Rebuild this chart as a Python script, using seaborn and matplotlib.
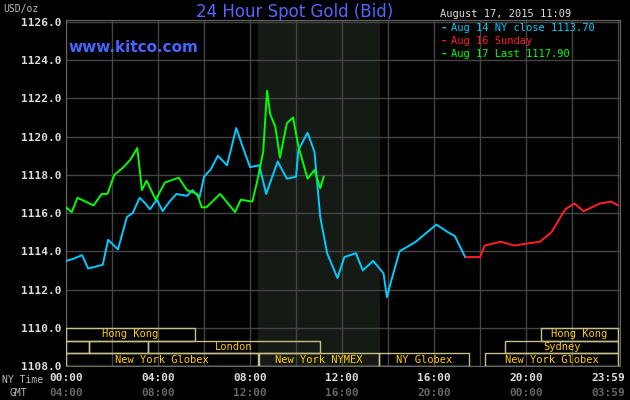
# # #
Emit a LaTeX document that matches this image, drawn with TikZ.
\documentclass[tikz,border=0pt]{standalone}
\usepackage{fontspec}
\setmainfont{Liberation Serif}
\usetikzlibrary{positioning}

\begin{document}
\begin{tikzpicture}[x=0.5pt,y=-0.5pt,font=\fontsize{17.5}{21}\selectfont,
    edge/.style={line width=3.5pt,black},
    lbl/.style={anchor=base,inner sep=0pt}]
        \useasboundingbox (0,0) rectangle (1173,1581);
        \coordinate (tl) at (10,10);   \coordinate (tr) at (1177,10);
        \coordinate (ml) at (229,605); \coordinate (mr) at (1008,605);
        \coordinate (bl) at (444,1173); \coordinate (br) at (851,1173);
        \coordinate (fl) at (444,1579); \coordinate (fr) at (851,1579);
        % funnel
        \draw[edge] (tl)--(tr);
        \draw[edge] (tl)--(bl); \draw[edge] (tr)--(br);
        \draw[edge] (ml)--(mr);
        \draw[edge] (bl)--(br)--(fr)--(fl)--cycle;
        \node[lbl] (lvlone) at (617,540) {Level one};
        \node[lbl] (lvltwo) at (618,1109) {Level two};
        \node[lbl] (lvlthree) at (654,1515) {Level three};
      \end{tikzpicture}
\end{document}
# # #
Only the number is wanted: how many lines of the material contain the word "this"?

THE RESULT: 2